--- Available data ---

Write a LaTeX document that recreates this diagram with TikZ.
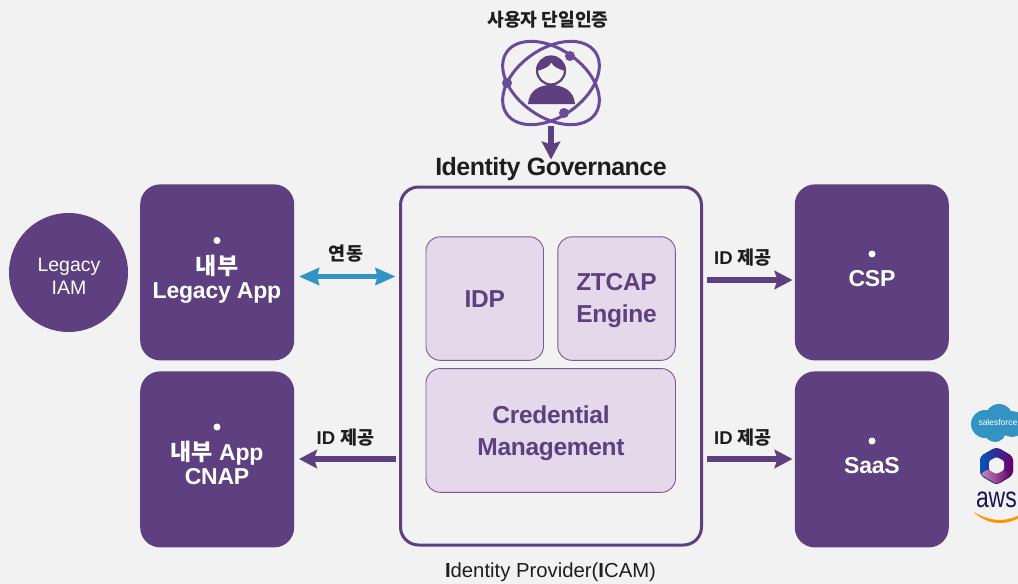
\documentclass[tikz,border=0pt]{standalone}
\usepackage{fontspec}
\setmainfont{Liberation Sans}
\newfontfamily\kr{Noto Sans CJK KR}
\definecolor{bgc}{HTML}{F2F2F2}
\definecolor{pur}{HTML}{5E3F7F}
\definecolor{lil}{HTML}{E4D8EA}
\definecolor{atom}{HTML}{6A4A9A}
\definecolor{ink}{HTML}{1E1E1E}
\definecolor{blu}{HTML}{3394C4}
\usetikzlibrary{arrows.meta}
\tikzset{
  x=1pt,y=-1pt,
  every node/.style={outer sep=0pt},
  darkbox/.style={fill=pur,rounded corners=20pt,inner sep=0pt,anchor=north west,minimum width=154pt,minimum height=176pt},
  lilbox/.style={fill=lil,draw=pur!85,line width=.9pt,rounded corners=14pt,inner sep=0pt,anchor=north west},
  liltext/.style={text=pur,align=center,inner sep=0pt,font=\bfseries\addfontfeature{LetterSpace=-1.2}\fontsize{24.5}{32}\selectfont},
  arr/.style={draw=pur,line width=5.2pt,-{Stealth[length=18pt,width=18.5pt,inset=3pt]}},
  lbl/.style={text=ink,inner sep=0pt,font=\bfseries\fontsize{18.5}{20}\selectfont},
  wdot/.style={circle,fill=white,inner sep=0pt,minimum size=7pt},
  wtext/.style={text=white,align=center,inner sep=0pt,font=\bfseries\addfontfeature{LetterSpace=-1}\fontsize{23}{24.5}\selectfont},
}
\begin{document}
\begin{tikzpicture}
\path[clip] (0,0) rectangle (1018,584);
\fill[bgc] (0,0) rectangle (1018,584);
\node[circle,fill=pur,minimum size=119pt,inner sep=0pt] (legacyiam) at (68.5,272.5) {};
\node[text=white,align=center,inner sep=0pt,font=\fontsize{19.5}{23}\selectfont] (legacyt) at (69,276.5) {Legacy\\IAM};
\node[darkbox] (app) at (140.2,184.4) {};
\node[darkbox] (cnap) at (140.2,371.4) {};
\node[darkbox] (csp) at (794.8,184.4) {};
\node[darkbox] (saas) at (794.8,371.4) {};
\node[wdot] (d1) at (217,240.5) {};
\node[wdot] (d2) at (217,427) {};
\node[wdot] (d3) at (872,254) {};
\node[wdot] (d4) at (872,441) {};
\node[wtext] (t1) at (217,279) {{\kr 내부}\\Legacy App};
\node[wtext] (t2) at (217,463) {{\kr 내부} App\\CNAP};
\node[wtext] (t3) at (872,279) {CSP};
\node[wtext] (t4) at (872,465.5) {SaaS};
\node[draw=pur,line width=3pt,fill=bgc,rounded corners=18pt,minimum width=301pt,minimum height=358pt,inner sep=0pt,anchor=north west] (icam) at (400.5,187) {};
\node[lilbox,minimum width=117.5pt,minimum height=123.5pt] (idp) at (426,236.8) {};
\node[lilbox,minimum width=117.5pt,minimum height=123.5pt] (zt) at (557.8,236.8) {};
\node[lilbox,minimum width=249.5pt,minimum height=123.7pt] (cred) at (426,368.6) {};
\node[liltext] (idpt) at (484.8,299) {IDP};
\node[liltext] (ztt) at (616.5,301) {ZTCAP\\Engine};
\node[liltext] (credt) at (551,433.5) {Credential\\Management};
\node[inner sep=0pt,text=ink,font=\bfseries\addfontfeature{LetterSpace=-2.1}\fontsize{25}{28}\selectfont] (gov) at (551,169.5) {Identity Governance};
\node[inner sep=0pt,text=ink,font=\fontsize{20.3}{22}\selectfont] (prov) at (550.5,572.5) {\textbf{I}dentity Provider(\textbf{I}CAM)};
\node[lbl,font=\kr\bfseries\fontsize{18.2}{22}\selectfont] (sso) at (548,20) {사용자 단일인증};
% atom icon
\draw[atom,line width=3pt,rotate around={35:(551,83)}] (551,83) ellipse [x radius=54,y radius=34];
\draw[atom,line width=3pt,rotate around={-35:(551,83)}] (551,83) ellipse [x radius=54,y radius=34];
\fill[atom] (570,56) circle (5) (507,83) circle (5) (564,113) circle (5);
\fill[pur] (528,104) .. controls (529,90) and (540,85) .. (551,85) .. controls (562,85) and (574,90) .. (575,104) -- cycle;
\draw[pur,line width=2.2pt] (551,70.5) circle (14);
\fill[pur] (537,71) arc (180:360:14) .. controls (559,69) and (553,67) .. (551.5,62.5) .. controls (549,67) and (544,69) .. (537,71) -- cycle;
\coordinate (iconb) at (551,126);
\coordinate (govt) at (551,159.5);
\draw[arr] (iconb) -- (govt);
% arrows
\coordinate (a1) at (299,276.5); \coordinate (a2) at (395.5,276.5);
\draw[blu,line width=5pt,{Stealth[length=20pt,width=17pt,inset=2pt]}-{Stealth[length=20pt,width=17pt,inset=2pt]}] (a1) -- (a2);
\coordinate (b1) at (395.5,459); \coordinate (b2) at (299,459);
\draw[arr] (b1) -- (b2);
\coordinate (c1) at (707,280); \coordinate (c2) at (792.5,280);
\draw[arr] (c1) -- (c2);
\coordinate (e1) at (707,459); \coordinate (e2) at (792.5,459);
\draw[arr] (e1) -- (e2);
\node[lbl,font=\kr\bfseries\fontsize{18.5}{20}\selectfont] (l1) at (346,254) {연동};
\node[lbl] (l2) at (345.5,438) {ID {\kr 제공}};
\node[lbl] (l3) at (743,258) {ID {\kr 제공}};
\node[lbl] (l4) at (743,438) {ID {\kr 제공}};
% logos
\fill[blu] (985,424) circle (14) (999,418) circle (14) (1012,424) circle (13) (995,431) circle (11);
\node[text=white,inner sep=0pt,font=\fontsize{8.5}{10}\selectfont,anchor=west] (sf) at (978.5,422) {salesforce};
\fill[rounded corners=4pt,left color=blue!55!cyan!75!black,right color=violet!85!black] (996.5,447) -- (1013,456.5) -- (1013,475) -- (996.5,485) -- (980,475) -- (980,456.5) -- cycle;
\fill[rounded corners=2pt,left color=violet!45!white,right color=violet!75!black] (980.5,474) -- (988,469) -- (1005,470) -- (1012,474) -- (996.5,484.5) -- cycle;
\fill[bgc,rounded corners=1.5pt] (996.5,457) -- (1004,461) -- (1004,470) -- (996.5,474) -- (989,470) -- (989,461) -- cycle;
\node[text=ink!75!blue,inner sep=0pt,anchor=base west,transform shape,xscale=.79,font=\fontsize{29}{30}\selectfont] (aws) at (976,507) {aws};
\fill[orange!85!yellow] (973,511.5) .. controls (988,521) and (1005,523) .. (1019,515) -- (1019,518) .. controls (1003,526.5) and (986,524) .. (973,511.5) -- cycle;
\end{tikzpicture}
\end{document}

---

# Your task
Replicate the material above verbatim; images stay out of the copy.

# Exercise solution
Write a LaTeX document that recreates this diagram with TikZ.
\documentclass[tikz,border=0pt]{standalone}
\usepackage{fontspec}
\setmainfont{Liberation Sans}
\newfontfamily\kr{Noto Sans CJK KR}
\definecolor{bgc}{HTML}{F2F2F2}
\definecolor{pur}{HTML}{5E3F7F}
\definecolor{lil}{HTML}{E4D8EA}
\definecolor{atom}{HTML}{6A4A9A}
\definecolor{ink}{HTML}{1E1E1E}
\definecolor{blu}{HTML}{3394C4}
\usetikzlibrary{arrows.meta}
\tikzset{
  x=1pt,y=-1pt,
  every node/.style={outer sep=0pt},
  darkbox/.style={fill=pur,rounded corners=20pt,inner sep=0pt,anchor=north west,minimum width=154pt,minimum height=176pt},
  lilbox/.style={fill=lil,draw=pur!85,line width=.9pt,rounded corners=14pt,inner sep=0pt,anchor=north west},
  liltext/.style={text=pur,align=center,inner sep=0pt,font=\bfseries\addfontfeature{LetterSpace=-1.2}\fontsize{24.5}{32}\selectfont},
  arr/.style={draw=pur,line width=5.2pt,-{Stealth[length=18pt,width=18.5pt,inset=3pt]}},
  lbl/.style={text=ink,inner sep=0pt,font=\bfseries\fontsize{18.5}{20}\selectfont},
  wdot/.style={circle,fill=white,inner sep=0pt,minimum size=7pt},
  wtext/.style={text=white,align=center,inner sep=0pt,font=\bfseries\addfontfeature{LetterSpace=-1}\fontsize{23}{24.5}\selectfont},
}
\begin{document}
\begin{tikzpicture}
\path[clip] (0,0) rectangle (1018,584);
\fill[bgc] (0,0) rectangle (1018,584);
\node[circle,fill=pur,minimum size=119pt,inner sep=0pt] (legacyiam) at (68.5,272.5) {};
\node[text=white,align=center,inner sep=0pt,font=\fontsize{19.5}{23}\selectfont] (legacyt) at (69,276.5) {Legacy\\IAM};
\node[darkbox] (app) at (140.2,184.4) {};
\node[darkbox] (cnap) at (140.2,371.4) {};
\node[darkbox] (csp) at (794.8,184.4) {};
\node[darkbox] (saas) at (794.8,371.4) {};
\node[wdot] (d1) at (217,240.5) {};
\node[wdot] (d2) at (217,427) {};
\node[wdot] (d3) at (872,254) {};
\node[wdot] (d4) at (872,441) {};
\node[wtext] (t1) at (217,279) {{\kr 내부}\\Legacy App};
\node[wtext] (t2) at (217,463) {{\kr 내부} App\\CNAP};
\node[wtext] (t3) at (872,279) {CSP};
\node[wtext] (t4) at (872,465.5) {SaaS};
\node[draw=pur,line width=3pt,fill=bgc,rounded corners=18pt,minimum width=301pt,minimum height=358pt,inner sep=0pt,anchor=north west] (icam) at (400.5,187) {};
\node[lilbox,minimum width=117.5pt,minimum height=123.5pt] (idp) at (426,236.8) {};
\node[lilbox,minimum width=117.5pt,minimum height=123.5pt] (zt) at (557.8,236.8) {};
\node[lilbox,minimum width=249.5pt,minimum height=123.7pt] (cred) at (426,368.6) {};
\node[liltext] (idpt) at (484.8,299) {IDP};
\node[liltext] (ztt) at (616.5,301) {ZTCAP\\Engine};
\node[liltext] (credt) at (551,433.5) {Credential\\Management};
\node[inner sep=0pt,text=ink,font=\bfseries\addfontfeature{LetterSpace=-2.1}\fontsize{25}{28}\selectfont] (gov) at (551,169.5) {Identity Governance};
\node[inner sep=0pt,text=ink,font=\fontsize{20.3}{22}\selectfont] (prov) at (550.5,572.5) {\textbf{I}dentity Provider(\textbf{I}CAM)};
\node[lbl,font=\kr\bfseries\fontsize{18.2}{22}\selectfont] (sso) at (548,20) {사용자 단일인증};
% atom icon
\draw[atom,line width=3pt,rotate around={35:(551,83)}] (551,83) ellipse [x radius=54,y radius=34];
\draw[atom,line width=3pt,rotate around={-35:(551,83)}] (551,83) ellipse [x radius=54,y radius=34];
\fill[atom] (570,56) circle (5) (507,83) circle (5) (564,113) circle (5);
\fill[pur] (528,104) .. controls (529,90) and (540,85) .. (551,85) .. controls (562,85) and (574,90) .. (575,104) -- cycle;
\draw[pur,line width=2.2pt] (551,70.5) circle (14);
\fill[pur] (537,71) arc (180:360:14) .. controls (559,69) and (553,67) .. (551.5,62.5) .. controls (549,67) and (544,69) .. (537,71) -- cycle;
\coordinate (iconb) at (551,126);
\coordinate (govt) at (551,159.5);
\draw[arr] (iconb) -- (govt);
% arrows
\coordinate (a1) at (299,276.5); \coordinate (a2) at (395.5,276.5);
\draw[blu,line width=5pt,{Stealth[length=20pt,width=17pt,inset=2pt]}-{Stealth[length=20pt,width=17pt,inset=2pt]}] (a1) -- (a2);
\coordinate (b1) at (395.5,459); \coordinate (b2) at (299,459);
\draw[arr] (b1) -- (b2);
\coordinate (c1) at (707,280); \coordinate (c2) at (792.5,280);
\draw[arr] (c1) -- (c2);
\coordinate (e1) at (707,459); \coordinate (e2) at (792.5,459);
\draw[arr] (e1) -- (e2);
\node[lbl,font=\kr\bfseries\fontsize{18.5}{20}\selectfont] (l1) at (346,254) {연동};
\node[lbl] (l2) at (345.5,438) {ID {\kr 제공}};
\node[lbl] (l3) at (743,258) {ID {\kr 제공}};
\node[lbl] (l4) at (743,438) {ID {\kr 제공}};
% logos
\fill[blu] (985,424) circle (14) (999,418) circle (14) (1012,424) circle (13) (995,431) circle (11);
\node[text=white,inner sep=0pt,font=\fontsize{8.5}{10}\selectfont,anchor=west] (sf) at (978.5,422) {salesforce};
\fill[rounded corners=4pt,left color=blue!55!cyan!75!black,right color=violet!85!black] (996.5,447) -- (1013,456.5) -- (1013,475) -- (996.5,485) -- (980,475) -- (980,456.5) -- cycle;
\fill[rounded corners=2pt,left color=violet!45!white,right color=violet!75!black] (980.5,474) -- (988,469) -- (1005,470) -- (1012,474) -- (996.5,484.5) -- cycle;
\fill[bgc,rounded corners=1.5pt] (996.5,457) -- (1004,461) -- (1004,470) -- (996.5,474) -- (989,470) -- (989,461) -- cycle;
\node[text=ink!75!blue,inner sep=0pt,anchor=base west,transform shape,xscale=.79,font=\fontsize{29}{30}\selectfont] (aws) at (976,507) {aws};
\fill[orange!85!yellow] (973,511.5) .. controls (988,521) and (1005,523) .. (1019,515) -- (1019,518) .. controls (1003,526.5) and (986,524) .. (973,511.5) -- cycle;
\end{tikzpicture}
\end{document}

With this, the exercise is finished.